There is a very complex dynamic of decomposition and recomposition in play here. Basically, what landed on Labour yesterday was the culmination of the disintegration of the labour movement's community base. The wiping out of Labour in Scotland (reconfirmed again at this election) was decades in the making, as was Johnson's successful offensive in England and Wales. You know the story off by heart by now. The Thatcher government accelerated deindustrialisation by loosening capital controls and letting businesses export jobs, itself enabled by her smashing of the labour movement. The consequences for many communities, especially in the Midlands, Northern England, parts of Wales and Scotland, was not just closures and economic depression as deep as the 1930s but the slow break up of these communities. The identity anchor of place is pretty empty if that's the single unifying characteristic of a particular locality. As families moved out and strangers moved in, as landlords bought up property and increased the turnover of residents, as people in any district were subdivided among hundreds of employers instead of two or three big local industries and their associated supply chains, as private life became, well, increasingly privatised community bonds frayed to the point of irrelevance. Most communities are communities in name only, a collection of houses clustered around an arrangement of roads. They are dormitories with inner city, suburban, and estate place names attached.

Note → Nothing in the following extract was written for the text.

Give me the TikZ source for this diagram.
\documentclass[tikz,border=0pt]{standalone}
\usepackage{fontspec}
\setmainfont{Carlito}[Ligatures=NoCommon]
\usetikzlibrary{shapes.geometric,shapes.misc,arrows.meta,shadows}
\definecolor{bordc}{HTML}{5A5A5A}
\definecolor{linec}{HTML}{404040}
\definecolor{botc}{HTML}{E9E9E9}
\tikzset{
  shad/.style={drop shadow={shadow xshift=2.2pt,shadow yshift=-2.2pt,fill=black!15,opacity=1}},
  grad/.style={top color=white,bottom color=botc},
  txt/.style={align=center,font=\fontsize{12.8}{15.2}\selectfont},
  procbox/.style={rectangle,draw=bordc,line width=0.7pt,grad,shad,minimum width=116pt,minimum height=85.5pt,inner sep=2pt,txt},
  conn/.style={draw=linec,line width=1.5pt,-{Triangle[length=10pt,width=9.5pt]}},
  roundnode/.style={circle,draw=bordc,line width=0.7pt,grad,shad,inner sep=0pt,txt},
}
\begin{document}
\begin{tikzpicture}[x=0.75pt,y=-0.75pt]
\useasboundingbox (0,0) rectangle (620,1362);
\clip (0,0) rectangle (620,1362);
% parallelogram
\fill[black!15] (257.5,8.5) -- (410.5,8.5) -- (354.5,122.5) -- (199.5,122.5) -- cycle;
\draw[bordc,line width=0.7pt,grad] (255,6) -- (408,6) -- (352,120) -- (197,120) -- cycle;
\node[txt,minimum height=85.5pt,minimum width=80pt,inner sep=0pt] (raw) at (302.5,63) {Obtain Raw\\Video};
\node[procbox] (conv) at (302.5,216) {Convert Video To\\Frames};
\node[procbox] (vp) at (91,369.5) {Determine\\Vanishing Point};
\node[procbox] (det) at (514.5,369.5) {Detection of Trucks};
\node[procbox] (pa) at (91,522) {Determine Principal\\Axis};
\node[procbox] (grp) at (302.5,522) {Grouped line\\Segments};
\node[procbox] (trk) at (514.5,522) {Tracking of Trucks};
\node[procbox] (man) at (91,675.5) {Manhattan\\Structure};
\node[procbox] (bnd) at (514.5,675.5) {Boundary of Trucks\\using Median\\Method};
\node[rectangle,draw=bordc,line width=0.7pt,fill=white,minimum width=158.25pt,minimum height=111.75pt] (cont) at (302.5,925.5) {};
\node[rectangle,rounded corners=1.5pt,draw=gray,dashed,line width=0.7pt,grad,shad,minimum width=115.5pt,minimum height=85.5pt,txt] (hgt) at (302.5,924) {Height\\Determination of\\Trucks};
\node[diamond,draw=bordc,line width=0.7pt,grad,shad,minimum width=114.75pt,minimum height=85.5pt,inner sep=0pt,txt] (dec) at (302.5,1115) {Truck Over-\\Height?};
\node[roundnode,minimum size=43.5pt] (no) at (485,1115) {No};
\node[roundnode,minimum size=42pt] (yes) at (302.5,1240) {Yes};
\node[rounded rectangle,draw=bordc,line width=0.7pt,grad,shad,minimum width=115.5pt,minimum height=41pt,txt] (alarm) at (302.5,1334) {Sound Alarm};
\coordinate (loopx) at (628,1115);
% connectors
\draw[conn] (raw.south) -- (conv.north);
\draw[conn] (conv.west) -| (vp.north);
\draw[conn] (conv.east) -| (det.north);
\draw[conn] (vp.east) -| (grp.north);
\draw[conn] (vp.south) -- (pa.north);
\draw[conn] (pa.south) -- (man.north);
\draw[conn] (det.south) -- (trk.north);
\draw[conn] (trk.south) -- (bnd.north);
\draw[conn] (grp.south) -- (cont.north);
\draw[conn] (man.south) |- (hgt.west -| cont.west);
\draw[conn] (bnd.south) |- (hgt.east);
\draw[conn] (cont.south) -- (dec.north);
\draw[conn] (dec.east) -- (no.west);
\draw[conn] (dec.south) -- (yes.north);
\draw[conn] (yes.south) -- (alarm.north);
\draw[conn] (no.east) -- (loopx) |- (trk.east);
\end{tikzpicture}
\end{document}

The Tories in the 1980s very deliberately cultivated the breaking up of working class communities to undermine the labour movement, but never did they dream the consequences of doing so would see the likes of Stoke, Wrexham, Bolsover, and Darlington fall to them in a general election. I plan on writing more on this very soon, but there are three key factors in play on top of community fragmentation: the specific issues with old people and their voting behaviour, the stoking of ontological anxiety, and the disproportionate exclusion/absence of younger workers from the political process. As such, the symbolism that is potent and does command collective fealty originates outside of them, such as sporting loyalties and, above all, the nation. It's why you can look at the same kinds of people living in the same kinds of places in England and Wales on the one hand, and Scotland on the other and find one set of seats voting Tory and the other SNP. One right, one left, both, for a lot of these voters, embodiments of a permanent and potent sense of belonging in the absence of other collective symbolic resources. And so comrades who are puzzled by people who cling to Brexit, despite the disruption and the damage that goes along with it, need to understand its deep emotional resonance with the everyday consciousness and unconsciousness of millions of people.

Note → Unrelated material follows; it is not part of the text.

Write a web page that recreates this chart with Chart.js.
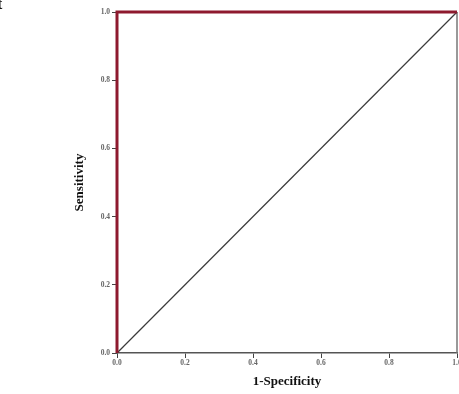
<!DOCTYPE html>
<html>
<head>
<meta charset="utf-8">
<script src="https://cdn.jsdelivr.net/npm/chart.js@4/dist/chart.umd.min.js"></script>
<style>
html,body{margin:0;padding:0;background:#fff;}
#wrap{width:459px;height:394px;position:relative;}
</style>
</head>
<body>
<div id="wrap"><canvas id="c" width="459" height="394"></canvas></div>
<script>
// ROC curve points (1-Specificity, Sensitivity)
const rocFpr = [0.0, 0.0, 1.0];
const rocTpr = [0.0, 1.0, 1.0];
// Reference (chance) line
const refX = [0.0, 1.0];
const refY = [0.0, 1.0];
// Axis ticks
const tickValues = [0.0, 0.2, 0.4, 0.6, 0.8, 1.0];
const xTitle = '1-Specificity';
const yTitle = 'Sensitivity';
const panelLetter = 't';

const toPts = (xs, ys) => xs.map((x, i) => ({x: x, y: ys[i]}));

const framePlugin = {
  id: 'frame',
  beforeDatasetsDraw(chart) {
    const {ctx, chartArea: a} = chart;
    ctx.save();
    ctx.strokeStyle = '#777';
    ctx.lineWidth = 1.5;
    ctx.beginPath();
    ctx.moveTo(a.right, a.top);
    ctx.lineTo(a.right, a.bottom);
    ctx.stroke();
    ctx.restore();
  },
  afterDraw(chart) {
    const {ctx} = chart;
    ctx.save();
    ctx.fillStyle = '#111';
    ctx.font = 'bold 16px "Liberation Serif"';
    ctx.textBaseline = 'alphabetic';
    ctx.fillText(panelLetter, -3, 9);
    ctx.restore();
  }
};

const tickFont = {family: '"Liberation Serif"', size: 7.5, weight: 'bold'};
const titleFont = {family: '"Liberation Serif"', size: 13, weight: 'bold'};

new Chart(document.getElementById('c'), {
  type: 'scatter',
  data: {
    datasets: [
      {
        data: toPts(refX, refY),
        showLine: true,
        borderColor: '#3a3a3a',
        borderWidth: 1.2,
        pointRadius: 0,
        clip: false,
        order: 2
      },
      {
        data: toPts(rocFpr, rocTpr),
        showLine: true,
        borderColor: '#8e1a2e',
        borderWidth: 3,
        pointRadius: 0,
        clip: false,
        order: 1
      }
    ]
  },
  options: {
    responsive: false,
    animation: false,
    devicePixelRatio: 1,
    layout: {padding: {left: 0, right: 2, top: 12, bottom: 5}},
    plugins: {legend: {display: false}, tooltip: {enabled: false}},
    scales: {
      x: {
        type: 'linear',
        min: 0, max: 1,
        afterBuildTicks(scale) { scale.ticks = tickValues.map(v => ({value: v})); },
        afterFit(scale) { scale.height = 36; scale.paddingRight = 0; scale.paddingLeft = 0; },
        grid: {drawOnChartArea: false, tickLength: 5, color: '#444', tickColor: '#444'},
        border: {color: '#555', width: 1.5},
        ticks: {font: tickFont, color: '#666', padding: 1, maxRotation: 0,
          callback: v => Number(v).toFixed(1)},
        title: {display: true, text: xTitle, font: titleFont, color: '#111', padding: {top: 0, bottom: 0}}
      },
      y: {
        type: 'linear',
        min: 0, max: 1,
        afterBuildTicks(scale) { scale.ticks = tickValues.map(v => ({value: v})); },
        afterFit(scale) { scale.width = 117; scale.paddingTop = 0; scale.paddingBottom = 0; },
        grid: {drawOnChartArea: false, tickLength: 5, color: '#444', tickColor: '#444'},
        border: {color: '#555', width: 1.5},
        ticks: {font: tickFont, color: '#666', padding: 2,
          callback: v => Number(v).toFixed(1)},
        title: {display: true, text: yTitle, font: titleFont, color: '#111', padding: {top: 72, bottom: 0}}
      }
    }
  },
  plugins: [framePlugin]
});
</script>
</body>
</html>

The insight of the Blue Labour people, that this is a problem, is true. Their prescription that we can win back these people by putting the Union Jack on our leaflets and being a little bit racist would be disastrous. But of course this section of the Labour right are going to think that: it's their fast diminishing base. In truth, this part of the working class itself is in decline. The retirees, who comprise the bulk of the new Tory support, did jobs in their working lives that either do not exist any more, are in sharp decline, or have been transformed utterly. You go after this declining demographic if you want. Many Labour MPs did on a ad hoc basis over the last few years, and now their political careers repose in freshly dug graves.

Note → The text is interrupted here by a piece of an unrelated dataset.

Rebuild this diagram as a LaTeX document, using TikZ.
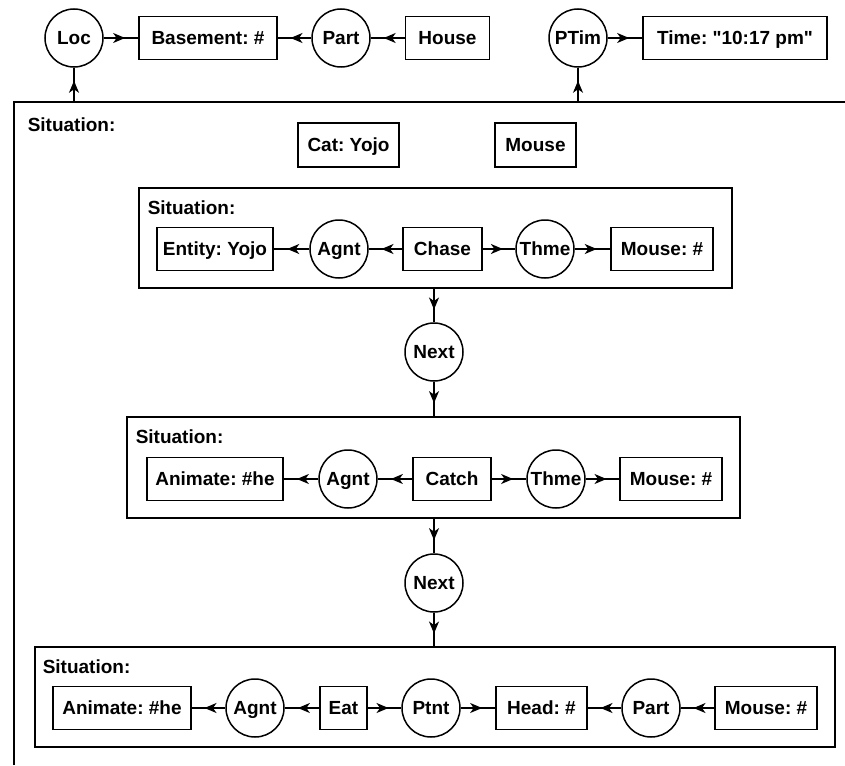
\documentclass[tikz,border=0pt]{standalone}
\usepackage{fontspec}
\setmainfont{Liberation Sans}[Ligatures=TeXOff]
\usetikzlibrary{arrows.meta,decorations.markings}
\frenchspacing

\begin{document}
\begin{tikzpicture}[
  x=1pt, y=-1pt,
  font=\bfseries\fontsize{19}{22}\selectfont,
  line width=1.5pt,
  concept/.style={draw, minimum height=43pt, inner sep=0pt, text height=13.5pt, text depth=0pt},
  relation/.style={draw, circle, minimum size=58pt, inner sep=0pt, text height=13.5pt, text depth=0pt},
  frame/.style={draw, inner sep=0pt},
  title/.style={anchor=west, inner sep=0pt},
  link/.style={postaction={decorate}, decoration={markings,
    mark=at position 0.62 with {\arrow{Stealth[length=12pt,width=10pt,inset=3.5pt]}}}}
]
\useasboundingbox (0,0) rectangle (845,765);

% outer situation, open to the right and below
\draw (14,765) -- (14,102) -- (845,102);
\coordinate (outloc) at (74,102);
\coordinate (outptim) at (578,102);
\node[title] (sit0t) at (27,125) {Situation:};

\node[relation] (loc) at (74,38) {Loc};
\node[concept, minimum width=138pt] (basement) at (208,38) {Basement: \#};
\node[relation] (part1) at (341,38) {Part};
\node[concept, minimum width=84pt] (house) at (447.5,38) {House};
\node[relation] (ptim) at (578,38) {PTim};
\node[concept, minimum width=184pt] (time) at (735,38) {Time: "10:17 pm"};

\node[concept, minimum width=101pt, minimum height=44pt] (cat) at (348.5,145) {Cat: Yojo};
\node[concept, minimum width=81pt, minimum height=44pt] (mouse0) at (535.5,145) {Mouse};

\node[frame, minimum width=593pt, minimum height=100pt] (sit1) at (435.5,238) {};
\node[title] (sit1t) at (147,208) {Situation:};
\node[concept, minimum width=116pt] (entity) at (215,249) {Entity: Yojo};
\node[relation] (agnt1) at (339,249) {Agnt};
\node[concept, minimum width=79pt] (chase) at (442.5,249) {Chase};
\node[relation] (thme1) at (545,249) {Thme};
\node[concept, minimum width=102pt] (mouse1) at (662,249) {Mouse: \#};

\node[relation] (next1) at (434,352) {Next};

\node[frame, minimum width=613pt, minimum height=101pt] (sit2) at (433.5,467.5) {};
\node[title] (sit2t) at (135,437) {Situation:};
\node[concept, minimum width=136pt] (animate2) at (215,479) {Animate: \#he};
\node[relation] (agnt2) at (348,479) {Agnt};
\node[concept, minimum width=78pt] (catch) at (452,479) {Catch};
\node[relation] (thme2) at (556,479) {Thme};
\node[concept, minimum width=102pt] (mouse2) at (671,479) {Mouse: \#};

\node[relation] (next2) at (434,583) {Next};

\node[frame, minimum width=800pt, minimum height=100pt] (sit3) at (435,697) {};
\node[title] (sit3t) at (42,667) {Situation:};
\node[concept, minimum width=138pt] (animate3) at (122,708) {Animate: \#he};
\node[relation] (agnt3) at (255,708) {Agnt};
\node[concept, minimum width=47pt] (eat) at (343.5,708) {Eat};
\node[relation] (ptnt) at (431,708) {Ptnt};
\node[concept, minimum width=91pt] (head) at (541.5,708) {Head: \#};
\node[relation] (part2) at (651,708) {Part};
\node[concept, minimum width=102pt] (mouse3) at (766,708) {Mouse: \#};

\draw[link] (outloc) -- (loc);
\draw[link] (loc) -- (basement);
\draw[link] (part1) -- (basement);
\draw[link] (house) -- (part1);
\draw[link] (outptim) -- (ptim);
\draw[link] (ptim) -- (time);

\draw[link] (chase) -- (agnt1);
\draw[link] (agnt1) -- (entity);
\draw[link] (chase) -- (thme1);
\draw[link] (thme1) -- (mouse1);

\draw[link] (sit1.south -| next1) -- (next1);
\draw[link] (next1) -- (sit2.north -| next1);

\draw[link] (catch) -- (agnt2);
\draw[link] (agnt2) -- (animate2);
\draw[link] (catch) -- (thme2);
\draw[link] (thme2) -- (mouse2);

\draw[link] (sit2.south -| next2) -- (next2);
\draw[link] (next2) -- (sit3.north -| next2);

\draw[link] (eat) -- (agnt3);
\draw[link] (agnt3) -- (animate3);
\draw[link] (eat) -- (ptnt);
\draw[link] (ptnt) -- (head);
\draw[link] (mouse3) -- (part2);
\draw[link] (part2) -- (head);
\end{tikzpicture}
\end{document}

As I've argued before, Corbynism is the first mass expression in English and Welsh politics of a new working class. Its features are the immaterial character of its labour, that is it produces knowledge, services, care, relationships, and subjectivities/identities, and it depends on our social capacities and competencies as social beings - skills that can only be parasited off but not directly possessed by capital (more here and here). Acknowledging immaterial labour is not the same as the old embourgeoisement thesis, nor is it about glamourising this kind of work. The typical socialised worker is your care home worker or call centre employee, not relatively privileged programmers or university lecturers. In fact, you are very likely to find millions of the former distributed right across the working class constituencies the Tories won but, for a number of reasons, are not as politically engaged as the huge concentrations you can find in the big cities. By virtue of their work they are much more likely to be socially liberal than older workers, which lends itself to a spontaneous liberal internationalism (and therefore greater receptivity about the EU) and, thanks to how the Tories have barred millions from the housing ladder and frustrate attempts at building stable lives, are largely anti-Conservative. Yes, anti-Tory but not spontaneously pro-Labour. As a new working class in historical terms, their relationship to politics is different and their allegiance has to be earned. The younger you are, the greater the chances you are part of this growing if not already numerically dominant section of wage and salary earners.
At this election, because of the way Brexit had played out and the shifting class dynamics underpinning leave and remain Labour had to make a very painful choice. Labour could have gone down the second referendum route, which it did, and managed to shore up its support among the rising constituency of workers. Or contested the ownership of Brexit directly with the Tories and lose not only where it did lose, but also fail elsewhere with more votes going to the LibDems and Greens - benefiting the Tories in tight fights. The agony is real, the consequences are real, but as bizarre as it may seem fresh from defeat, Labour had no other choice. And it made the right decision.